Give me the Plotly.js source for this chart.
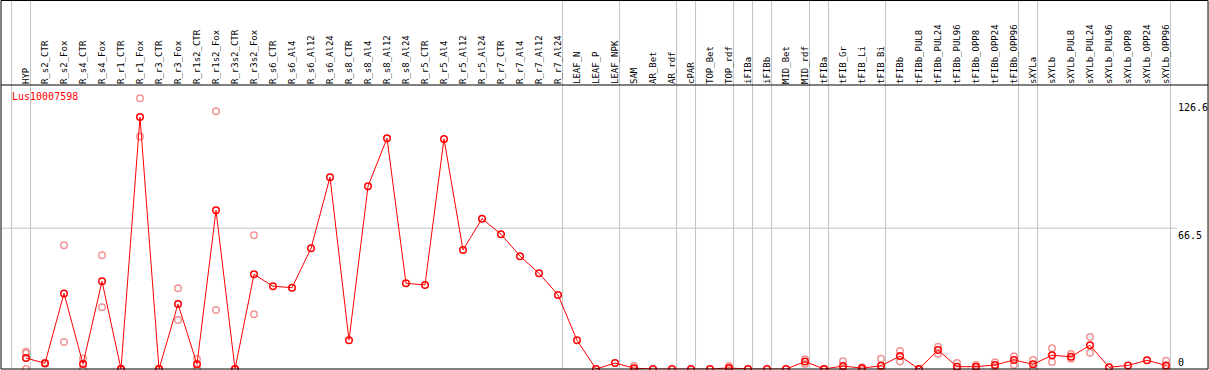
<!DOCTYPE html>
<html><head><meta charset="utf-8">
<script src="https://cdn.plot.ly/plotly-3.0.1.min.js"></script>
<style>html,body{margin:0;padding:0;background:#fff}#chart{width:1209px;height:370px}</style>
</head><body><div id="chart"></div><script>
const categories = ["HYP","R_s2_CTR","R_s2_Fox","R_s4_CTR","R_s4_Fox","R_r1_CTR","R_r1_Fox","R_r3_CTR","R_r3_Fox","R_r1s2_CTR","R_r1s2_Fox","R_r3s2_CTR","R_r3s2_Fox","R_s6_CTR","R_s6_Al4","R_s6_Al12","R_s6_Al24","R_s8_CTR","R_s8_Al4","R_s8_Al12","R_s8_Al24","R_r5_CTR","R_r5_Al4","R_r5_Al12","R_r5_Al24","R_r7_CTR","R_r7_Al4","R_r7_Al12","R_r7_Al24","LEAF_N","LEAF_P","LEAF_NPK","SAM","AR_Bet","AR_rdf","cPAR","TOP_Bet","TOP_rdf","iFIBa","iFIBb","MID_Bet","MID_rdf","tFIBa","tFIB_Gr","tFIB_Li","tFIB_Bi","tFIBb","tFIBb_PUL8","tFIBb_PUL24","tFIBb_PUL96","tFIBb_OPP8","tFIBb_OPP24","tFIBb_OPP96","sXYLa","sXYLb","sXYLb_PUL8","sXYLb_PUL24","sXYLb_PUL96","sXYLb_OPP8","sXYLb_OPP24","sXYLb_OPP96"];
const meanValues = [5.2,2.7,35.7,2.4,41.4,0,119.0,0,30.7,2.3,75.0,0,44.7,39.1,38.4,57.0,90.6,13.6,86.3,109.0,40.5,39.7,108.7,56.2,71.0,63.7,53.3,45.2,35.0,13.6,0,2.8,0.4,0,0,0,0,0.5,0,0,0,3.5,0,1.4,0.4,1.5,6.1,0,9.0,1.1,1.1,1.9,4.3,2.2,6.5,5.8,11.2,0.8,1.7,4.1,1.7];
const rep1 = [8.2,2.9,58.5,5.0,53.7,0,127.9,0,38.1,4.7,121.8,0,63.2,null,null,null,null,null,null,null,null,null,null,null,null,null,null,null,null,null,null,null,1.4,null,null,null,null,1.4,null,null,null,4.6,0,3.7,0.8,4.8,8.5,0,10.5,2.8,1.9,3.2,6.0,4.3,9.8,7.1,15.1,null,null,null,3.9];
const rep2 = [7.4,2.5,12.8,0,29.2,0,109.8,0,23.1,0,27.9,0,25.9,null,null,null,null,null,null,null,null,null,null,null,null,null,null,null,null,null,null,null,0,null,null,null,null,0,null,null,null,2.4,0,0,0,0,3.5,0,7.1,0,0,0.9,1.9,0,3.3,4.9,7.7,null,null,null,0];
const rep3 = [0,null,null,null,null,null,null,null,null,null,null,null,null,null,null,null,null,null,null,null,null,null,null,null,null,null,null,null,null,null,null,null,null,null,null,null,null,null,null,null,null,null,null,null,null,null,null,null,null,null,null,null,null,null,null,null,null,null,null,null,null];
const groupEnds = ["HYP","R_r7_Al24","LEAF_NPK","AR_rdf","cPAR","TOP_rdf","iFIBa","iFIBb","MID_rdf","tFIBa","tFIB_Bi","tFIBb_OPP96","sXYLa","sXYLb_OPP96"];
const yTickVals = [0, 66.5, 126.6];
const geneId = "Lus10007598";

const idx = categories.map((c,i)=>i);
const repX = [], repY = [];
[rep1,rep2,rep3].forEach(r=>r.forEach((v,i)=>{ if(v!==null){repX.push(i);repY.push(v);} }));

const RED = '#ff0000';
const LIGHT = '#f09595';
const mono = 'DejaVu Sans Mono, monospace';

const traces = [
  {x: repX, y: repY, mode:'markers', type:'scatter', cliponaxis:false, hoverinfo:'skip',
   marker:{symbol:'circle-open', size:6.5, color:LIGHT, line:{width:1.5, color:LIGHT}}},
  {x: idx, y: meanValues, mode:'lines+markers', type:'scatter', cliponaxis:false,
   line:{color:RED, width:1},
   marker:{symbol:'circle-open', size:6.5, color:RED, line:{width:1.5, color:RED}}},
  {x:[0], y:[0], yaxis:'y2', mode:'markers', marker:{opacity:0}, hoverinfo:'skip', showlegend:false}
];

const sepIdx = [-1].concat(groupEnds.map(c=>categories.indexOf(c)));
const shapes = sepIdx.map(i=>({type:'line', xref:'x', yref:'paper', x0:i+0.24, x1:i+0.24, y0:0, y1:1.31,
  line:{color:'#c4c4c4', width:1}, layer:'below'}));
shapes.push({type:'line', xref:'paper', yref:'y', x0:0, x1:1, y0:yTickVals[1], y1:yTickVals[1], line:{color:'#c4c4c4', width:1}, layer:'below'});
// frame and header separator
shapes.push({type:'rect', xref:'paper', yref:'paper', x0:0, x1:1.0264, y0:0, y1:1.2975, line:{color:'#000', width:1}});
shapes.push({type:'line', xref:'paper', yref:'paper', x0:0, x1:1.0264, y0:1, y1:1, line:{color:'#000', width:1}});

const layout = {
  width:1209, height:370, showlegend:false,
  margin:{l:1, r:32, t:85, b:1, pad:0},
  paper_bgcolor:'#fff', plot_bgcolor:'#fff',
  xaxis:{type:'linear', side:'top', range:[-1.3158, 60.5789], tickvals:idx, ticktext:categories,
    tickangle:-90, ticks:'', showgrid:false, zeroline:false, showline:false, automargin:false,
    tickfont:{family:mono, size:9, color:'#000'}},
  yaxis:{side:'right', range:[0,134.15], tickvals:yTickVals.slice(1), ticktext:yTickVals.slice(1).map(String),
    ticks:'', showgrid:false, zeroline:false, showline:false, automargin:false,
    ticklabelposition:'outside bottom', tickfont:{family:mono, size:10, color:'#000'}},
  yaxis2:{overlaying:'y', side:'right', range:[0,134.15], tickvals:[yTickVals[0]], ticktext:[String(yTickVals[0])],
    ticks:'', showgrid:false, zeroline:false, showline:false, automargin:false,
    ticklabelposition:'outside top', tickfont:{family:mono, size:10, color:'#000'}},
  shapes: shapes,
  annotations:[{xref:'paper', yref:'paper', x:0.0077, y:0.958, xanchor:'left', yanchor:'middle', showarrow:false,
    text:geneId, font:{family:mono, size:10, color:RED}}]
};
Plotly.newPlot('chart', traces, layout, {staticPlot:true, displayModeBar:false});
</script></body></html>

------------------------------------------------------------

** Required work **
Restate the data above word for word. Do not include the images.

** Full output **
Give me the Plotly.js source for this chart.
<!DOCTYPE html>
<html><head><meta charset="utf-8">
<script src="https://cdn.plot.ly/plotly-3.0.1.min.js"></script>
<style>html,body{margin:0;padding:0;background:#fff}#chart{width:1209px;height:370px}</style>
</head><body><div id="chart"></div><script>
const categories = ["HYP","R_s2_CTR","R_s2_Fox","R_s4_CTR","R_s4_Fox","R_r1_CTR","R_r1_Fox","R_r3_CTR","R_r3_Fox","R_r1s2_CTR","R_r1s2_Fox","R_r3s2_CTR","R_r3s2_Fox","R_s6_CTR","R_s6_Al4","R_s6_Al12","R_s6_Al24","R_s8_CTR","R_s8_Al4","R_s8_Al12","R_s8_Al24","R_r5_CTR","R_r5_Al4","R_r5_Al12","R_r5_Al24","R_r7_CTR","R_r7_Al4","R_r7_Al12","R_r7_Al24","LEAF_N","LEAF_P","LEAF_NPK","SAM","AR_Bet","AR_rdf","cPAR","TOP_Bet","TOP_rdf","iFIBa","iFIBb","MID_Bet","MID_rdf","tFIBa","tFIB_Gr","tFIB_Li","tFIB_Bi","tFIBb","tFIBb_PUL8","tFIBb_PUL24","tFIBb_PUL96","tFIBb_OPP8","tFIBb_OPP24","tFIBb_OPP96","sXYLa","sXYLb","sXYLb_PUL8","sXYLb_PUL24","sXYLb_PUL96","sXYLb_OPP8","sXYLb_OPP24","sXYLb_OPP96"];
const meanValues = [5.2,2.7,35.7,2.4,41.4,0,119.0,0,30.7,2.3,75.0,0,44.7,39.1,38.4,57.0,90.6,13.6,86.3,109.0,40.5,39.7,108.7,56.2,71.0,63.7,53.3,45.2,35.0,13.6,0,2.8,0.4,0,0,0,0,0.5,0,0,0,3.5,0,1.4,0.4,1.5,6.1,0,9.0,1.1,1.1,1.9,4.3,2.2,6.5,5.8,11.2,0.8,1.7,4.1,1.7];
const rep1 = [8.2,2.9,58.5,5.0,53.7,0,127.9,0,38.1,4.7,121.8,0,63.2,null,null,null,null,null,null,null,null,null,null,null,null,null,null,null,null,null,null,null,1.4,null,null,null,null,1.4,null,null,null,4.6,0,3.7,0.8,4.8,8.5,0,10.5,2.8,1.9,3.2,6.0,4.3,9.8,7.1,15.1,null,null,null,3.9];
const rep2 = [7.4,2.5,12.8,0,29.2,0,109.8,0,23.1,0,27.9,0,25.9,null,null,null,null,null,null,null,null,null,null,null,null,null,null,null,null,null,null,null,0,null,null,null,null,0,null,null,null,2.4,0,0,0,0,3.5,0,7.1,0,0,0.9,1.9,0,3.3,4.9,7.7,null,null,null,0];
const rep3 = [0,null,null,null,null,null,null,null,null,null,null,null,null,null,null,null,null,null,null,null,null,null,null,null,null,null,null,null,null,null,null,null,null,null,null,null,null,null,null,null,null,null,null,null,null,null,null,null,null,null,null,null,null,null,null,null,null,null,null,null,null];
const groupEnds = ["HYP","R_r7_Al24","LEAF_NPK","AR_rdf","cPAR","TOP_rdf","iFIBa","iFIBb","MID_rdf","tFIBa","tFIB_Bi","tFIBb_OPP96","sXYLa","sXYLb_OPP96"];
const yTickVals = [0, 66.5, 126.6];
const geneId = "Lus10007598";

const idx = categories.map((c,i)=>i);
const repX = [], repY = [];
[rep1,rep2,rep3].forEach(r=>r.forEach((v,i)=>{ if(v!==null){repX.push(i);repY.push(v);} }));

const RED = '#ff0000';
const LIGHT = '#f09595';
const mono = 'DejaVu Sans Mono, monospace';

const traces = [
  {x: repX, y: repY, mode:'markers', type:'scatter', cliponaxis:false, hoverinfo:'skip',
   marker:{symbol:'circle-open', size:6.5, color:LIGHT, line:{width:1.5, color:LIGHT}}},
  {x: idx, y: meanValues, mode:'lines+markers', type:'scatter', cliponaxis:false,
   line:{color:RED, width:1},
   marker:{symbol:'circle-open', size:6.5, color:RED, line:{width:1.5, color:RED}}},
  {x:[0], y:[0], yaxis:'y2', mode:'markers', marker:{opacity:0}, hoverinfo:'skip', showlegend:false}
];

const sepIdx = [-1].concat(groupEnds.map(c=>categories.indexOf(c)));
const shapes = sepIdx.map(i=>({type:'line', xref:'x', yref:'paper', x0:i+0.24, x1:i+0.24, y0:0, y1:1.31,
  line:{color:'#c4c4c4', width:1}, layer:'below'}));
shapes.push({type:'line', xref:'paper', yref:'y', x0:0, x1:1, y0:yTickVals[1], y1:yTickVals[1], line:{color:'#c4c4c4', width:1}, layer:'below'});
// frame and header separator
shapes.push({type:'rect', xref:'paper', yref:'paper', x0:0, x1:1.0264, y0:0, y1:1.2975, line:{color:'#000', width:1}});
shapes.push({type:'line', xref:'paper', yref:'paper', x0:0, x1:1.0264, y0:1, y1:1, line:{color:'#000', width:1}});

const layout = {
  width:1209, height:370, showlegend:false,
  margin:{l:1, r:32, t:85, b:1, pad:0},
  paper_bgcolor:'#fff', plot_bgcolor:'#fff',
  xaxis:{type:'linear', side:'top', range:[-1.3158, 60.5789], tickvals:idx, ticktext:categories,
    tickangle:-90, ticks:'', showgrid:false, zeroline:false, showline:false, automargin:false,
    tickfont:{family:mono, size:9, color:'#000'}},
  yaxis:{side:'right', range:[0,134.15], tickvals:yTickVals.slice(1), ticktext:yTickVals.slice(1).map(String),
    ticks:'', showgrid:false, zeroline:false, showline:false, automargin:false,
    ticklabelposition:'outside bottom', tickfont:{family:mono, size:10, color:'#000'}},
  yaxis2:{overlaying:'y', side:'right', range:[0,134.15], tickvals:[yTickVals[0]], ticktext:[String(yTickVals[0])],
    ticks:'', showgrid:false, zeroline:false, showline:false, automargin:false,
    ticklabelposition:'outside top', tickfont:{family:mono, size:10, color:'#000'}},
  shapes: shapes,
  annotations:[{xref:'paper', yref:'paper', x:0.0077, y:0.958, xanchor:'left', yanchor:'middle', showarrow:false,
    text:geneId, font:{family:mono, size:10, color:RED}}]
};
Plotly.newPlot('chart', traces, layout, {staticPlot:true, displayModeBar:false});
</script></body></html>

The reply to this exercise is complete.